__Requirement__:
Below is some material; set it all down exactly, apart from the pictures.

┌──

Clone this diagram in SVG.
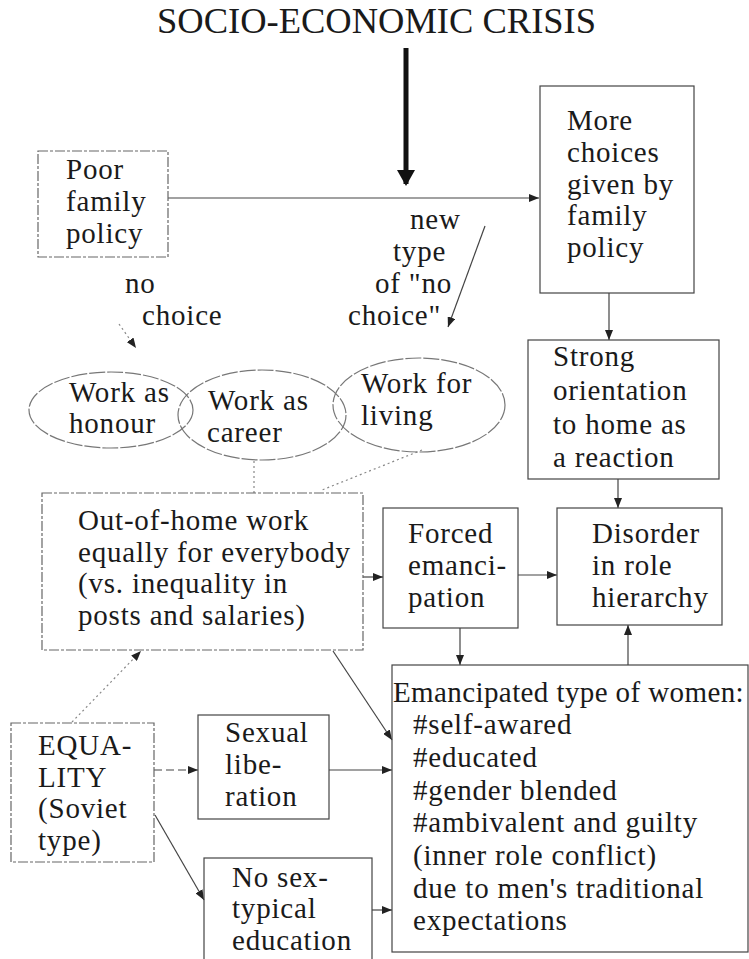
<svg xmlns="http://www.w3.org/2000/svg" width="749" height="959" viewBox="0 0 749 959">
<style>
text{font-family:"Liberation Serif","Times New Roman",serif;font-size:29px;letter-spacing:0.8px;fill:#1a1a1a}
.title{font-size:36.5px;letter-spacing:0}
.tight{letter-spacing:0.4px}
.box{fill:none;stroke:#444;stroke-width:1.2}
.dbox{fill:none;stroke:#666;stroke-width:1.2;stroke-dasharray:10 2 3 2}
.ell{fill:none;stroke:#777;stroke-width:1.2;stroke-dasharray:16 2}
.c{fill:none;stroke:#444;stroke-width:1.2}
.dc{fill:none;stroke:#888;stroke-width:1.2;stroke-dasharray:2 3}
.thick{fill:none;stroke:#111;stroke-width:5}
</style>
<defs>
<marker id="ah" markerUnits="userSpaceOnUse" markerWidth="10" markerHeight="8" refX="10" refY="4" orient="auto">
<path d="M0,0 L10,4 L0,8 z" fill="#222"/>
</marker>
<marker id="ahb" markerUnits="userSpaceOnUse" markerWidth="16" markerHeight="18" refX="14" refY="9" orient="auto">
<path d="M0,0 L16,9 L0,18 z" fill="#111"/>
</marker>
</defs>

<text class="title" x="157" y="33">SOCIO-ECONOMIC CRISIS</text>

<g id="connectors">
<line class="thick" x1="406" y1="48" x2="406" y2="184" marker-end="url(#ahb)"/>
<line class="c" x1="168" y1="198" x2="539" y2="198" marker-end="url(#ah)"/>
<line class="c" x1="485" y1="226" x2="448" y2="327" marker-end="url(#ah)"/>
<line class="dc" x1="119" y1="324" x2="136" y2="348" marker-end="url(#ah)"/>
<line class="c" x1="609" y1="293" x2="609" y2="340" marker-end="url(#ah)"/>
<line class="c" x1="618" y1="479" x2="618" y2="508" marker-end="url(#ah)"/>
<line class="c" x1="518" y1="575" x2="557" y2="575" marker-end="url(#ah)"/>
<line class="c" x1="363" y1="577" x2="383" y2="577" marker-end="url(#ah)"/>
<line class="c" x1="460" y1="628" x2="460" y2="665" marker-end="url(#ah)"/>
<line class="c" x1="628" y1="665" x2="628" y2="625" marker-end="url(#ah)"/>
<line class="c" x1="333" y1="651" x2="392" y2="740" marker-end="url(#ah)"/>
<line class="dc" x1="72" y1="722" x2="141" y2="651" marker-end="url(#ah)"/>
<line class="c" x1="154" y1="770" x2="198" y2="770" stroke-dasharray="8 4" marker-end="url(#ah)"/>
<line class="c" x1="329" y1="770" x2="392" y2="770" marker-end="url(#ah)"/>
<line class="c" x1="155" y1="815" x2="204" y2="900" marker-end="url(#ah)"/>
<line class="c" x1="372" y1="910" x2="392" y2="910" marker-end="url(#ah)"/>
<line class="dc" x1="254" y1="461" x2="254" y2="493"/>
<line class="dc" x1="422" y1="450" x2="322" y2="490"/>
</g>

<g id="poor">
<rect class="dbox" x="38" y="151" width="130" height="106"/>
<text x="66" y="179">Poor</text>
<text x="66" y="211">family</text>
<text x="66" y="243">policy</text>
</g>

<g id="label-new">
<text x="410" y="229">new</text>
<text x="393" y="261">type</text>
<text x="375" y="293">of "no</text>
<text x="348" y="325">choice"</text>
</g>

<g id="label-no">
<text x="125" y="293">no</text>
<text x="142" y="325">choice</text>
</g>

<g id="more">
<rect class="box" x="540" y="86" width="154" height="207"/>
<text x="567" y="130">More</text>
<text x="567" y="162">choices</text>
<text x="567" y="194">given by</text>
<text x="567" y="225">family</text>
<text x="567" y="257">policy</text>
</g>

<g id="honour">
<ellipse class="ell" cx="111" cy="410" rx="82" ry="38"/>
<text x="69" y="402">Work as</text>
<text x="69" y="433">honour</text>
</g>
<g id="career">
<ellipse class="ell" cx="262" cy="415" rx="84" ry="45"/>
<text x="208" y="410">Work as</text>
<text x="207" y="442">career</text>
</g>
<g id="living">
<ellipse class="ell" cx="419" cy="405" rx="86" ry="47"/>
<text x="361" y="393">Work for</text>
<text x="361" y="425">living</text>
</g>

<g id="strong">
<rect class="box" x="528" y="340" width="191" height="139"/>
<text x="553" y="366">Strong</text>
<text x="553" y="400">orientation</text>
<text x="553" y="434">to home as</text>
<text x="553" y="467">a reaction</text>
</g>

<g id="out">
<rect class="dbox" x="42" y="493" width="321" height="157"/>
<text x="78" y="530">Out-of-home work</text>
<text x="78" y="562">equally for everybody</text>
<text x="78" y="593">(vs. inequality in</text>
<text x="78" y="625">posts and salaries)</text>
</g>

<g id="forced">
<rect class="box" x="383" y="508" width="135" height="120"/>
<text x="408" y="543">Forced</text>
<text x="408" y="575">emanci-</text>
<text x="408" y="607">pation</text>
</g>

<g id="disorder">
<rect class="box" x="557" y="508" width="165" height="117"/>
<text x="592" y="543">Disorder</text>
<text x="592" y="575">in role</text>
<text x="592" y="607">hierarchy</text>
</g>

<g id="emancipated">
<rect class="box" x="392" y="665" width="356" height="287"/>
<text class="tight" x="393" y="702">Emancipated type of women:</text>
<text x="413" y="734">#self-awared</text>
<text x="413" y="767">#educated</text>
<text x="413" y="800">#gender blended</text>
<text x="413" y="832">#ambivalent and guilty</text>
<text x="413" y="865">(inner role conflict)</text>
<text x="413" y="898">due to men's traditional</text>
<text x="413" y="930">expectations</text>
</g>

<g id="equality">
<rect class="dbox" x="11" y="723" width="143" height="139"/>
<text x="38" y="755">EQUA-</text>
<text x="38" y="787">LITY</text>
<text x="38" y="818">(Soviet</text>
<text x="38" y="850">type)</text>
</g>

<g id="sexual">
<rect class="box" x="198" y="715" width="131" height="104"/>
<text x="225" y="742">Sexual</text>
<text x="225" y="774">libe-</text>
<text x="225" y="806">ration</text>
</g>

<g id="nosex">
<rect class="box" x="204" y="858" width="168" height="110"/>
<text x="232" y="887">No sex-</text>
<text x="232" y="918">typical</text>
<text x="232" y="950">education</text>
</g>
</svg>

└──

__Task answer__:
Clone this diagram in SVG.
<svg xmlns="http://www.w3.org/2000/svg" width="749" height="959" viewBox="0 0 749 959">
<style>
text{font-family:"Liberation Serif","Times New Roman",serif;font-size:29px;letter-spacing:0.8px;fill:#1a1a1a}
.title{font-size:36.5px;letter-spacing:0}
.tight{letter-spacing:0.4px}
.box{fill:none;stroke:#444;stroke-width:1.2}
.dbox{fill:none;stroke:#666;stroke-width:1.2;stroke-dasharray:10 2 3 2}
.ell{fill:none;stroke:#777;stroke-width:1.2;stroke-dasharray:16 2}
.c{fill:none;stroke:#444;stroke-width:1.2}
.dc{fill:none;stroke:#888;stroke-width:1.2;stroke-dasharray:2 3}
.thick{fill:none;stroke:#111;stroke-width:5}
</style>
<defs>
<marker id="ah" markerUnits="userSpaceOnUse" markerWidth="10" markerHeight="8" refX="10" refY="4" orient="auto">
<path d="M0,0 L10,4 L0,8 z" fill="#222"/>
</marker>
<marker id="ahb" markerUnits="userSpaceOnUse" markerWidth="16" markerHeight="18" refX="14" refY="9" orient="auto">
<path d="M0,0 L16,9 L0,18 z" fill="#111"/>
</marker>
</defs>

<text class="title" x="157" y="33">SOCIO-ECONOMIC CRISIS</text>

<g id="connectors">
<line class="thick" x1="406" y1="48" x2="406" y2="184" marker-end="url(#ahb)"/>
<line class="c" x1="168" y1="198" x2="539" y2="198" marker-end="url(#ah)"/>
<line class="c" x1="485" y1="226" x2="448" y2="327" marker-end="url(#ah)"/>
<line class="dc" x1="119" y1="324" x2="136" y2="348" marker-end="url(#ah)"/>
<line class="c" x1="609" y1="293" x2="609" y2="340" marker-end="url(#ah)"/>
<line class="c" x1="618" y1="479" x2="618" y2="508" marker-end="url(#ah)"/>
<line class="c" x1="518" y1="575" x2="557" y2="575" marker-end="url(#ah)"/>
<line class="c" x1="363" y1="577" x2="383" y2="577" marker-end="url(#ah)"/>
<line class="c" x1="460" y1="628" x2="460" y2="665" marker-end="url(#ah)"/>
<line class="c" x1="628" y1="665" x2="628" y2="625" marker-end="url(#ah)"/>
<line class="c" x1="333" y1="651" x2="392" y2="740" marker-end="url(#ah)"/>
<line class="dc" x1="72" y1="722" x2="141" y2="651" marker-end="url(#ah)"/>
<line class="c" x1="154" y1="770" x2="198" y2="770" stroke-dasharray="8 4" marker-end="url(#ah)"/>
<line class="c" x1="329" y1="770" x2="392" y2="770" marker-end="url(#ah)"/>
<line class="c" x1="155" y1="815" x2="204" y2="900" marker-end="url(#ah)"/>
<line class="c" x1="372" y1="910" x2="392" y2="910" marker-end="url(#ah)"/>
<line class="dc" x1="254" y1="461" x2="254" y2="493"/>
<line class="dc" x1="422" y1="450" x2="322" y2="490"/>
</g>

<g id="poor">
<rect class="dbox" x="38" y="151" width="130" height="106"/>
<text x="66" y="179">Poor</text>
<text x="66" y="211">family</text>
<text x="66" y="243">policy</text>
</g>

<g id="label-new">
<text x="410" y="229">new</text>
<text x="393" y="261">type</text>
<text x="375" y="293">of "no</text>
<text x="348" y="325">choice"</text>
</g>

<g id="label-no">
<text x="125" y="293">no</text>
<text x="142" y="325">choice</text>
</g>

<g id="more">
<rect class="box" x="540" y="86" width="154" height="207"/>
<text x="567" y="130">More</text>
<text x="567" y="162">choices</text>
<text x="567" y="194">given by</text>
<text x="567" y="225">family</text>
<text x="567" y="257">policy</text>
</g>

<g id="honour">
<ellipse class="ell" cx="111" cy="410" rx="82" ry="38"/>
<text x="69" y="402">Work as</text>
<text x="69" y="433">honour</text>
</g>
<g id="career">
<ellipse class="ell" cx="262" cy="415" rx="84" ry="45"/>
<text x="208" y="410">Work as</text>
<text x="207" y="442">career</text>
</g>
<g id="living">
<ellipse class="ell" cx="419" cy="405" rx="86" ry="47"/>
<text x="361" y="393">Work for</text>
<text x="361" y="425">living</text>
</g>

<g id="strong">
<rect class="box" x="528" y="340" width="191" height="139"/>
<text x="553" y="366">Strong</text>
<text x="553" y="400">orientation</text>
<text x="553" y="434">to home as</text>
<text x="553" y="467">a reaction</text>
</g>

<g id="out">
<rect class="dbox" x="42" y="493" width="321" height="157"/>
<text x="78" y="530">Out-of-home work</text>
<text x="78" y="562">equally for everybody</text>
<text x="78" y="593">(vs. inequality in</text>
<text x="78" y="625">posts and salaries)</text>
</g>

<g id="forced">
<rect class="box" x="383" y="508" width="135" height="120"/>
<text x="408" y="543">Forced</text>
<text x="408" y="575">emanci-</text>
<text x="408" y="607">pation</text>
</g>

<g id="disorder">
<rect class="box" x="557" y="508" width="165" height="117"/>
<text x="592" y="543">Disorder</text>
<text x="592" y="575">in role</text>
<text x="592" y="607">hierarchy</text>
</g>

<g id="emancipated">
<rect class="box" x="392" y="665" width="356" height="287"/>
<text class="tight" x="393" y="702">Emancipated type of women:</text>
<text x="413" y="734">#self-awared</text>
<text x="413" y="767">#educated</text>
<text x="413" y="800">#gender blended</text>
<text x="413" y="832">#ambivalent and guilty</text>
<text x="413" y="865">(inner role conflict)</text>
<text x="413" y="898">due to men's traditional</text>
<text x="413" y="930">expectations</text>
</g>

<g id="equality">
<rect class="dbox" x="11" y="723" width="143" height="139"/>
<text x="38" y="755">EQUA-</text>
<text x="38" y="787">LITY</text>
<text x="38" y="818">(Soviet</text>
<text x="38" y="850">type)</text>
</g>

<g id="sexual">
<rect class="box" x="198" y="715" width="131" height="104"/>
<text x="225" y="742">Sexual</text>
<text x="225" y="774">libe-</text>
<text x="225" y="806">ration</text>
</g>

<g id="nosex">
<rect class="box" x="204" y="858" width="168" height="110"/>
<text x="232" y="887">No sex-</text>
<text x="232" y="918">typical</text>
<text x="232" y="950">education</text>
</g>
</svg>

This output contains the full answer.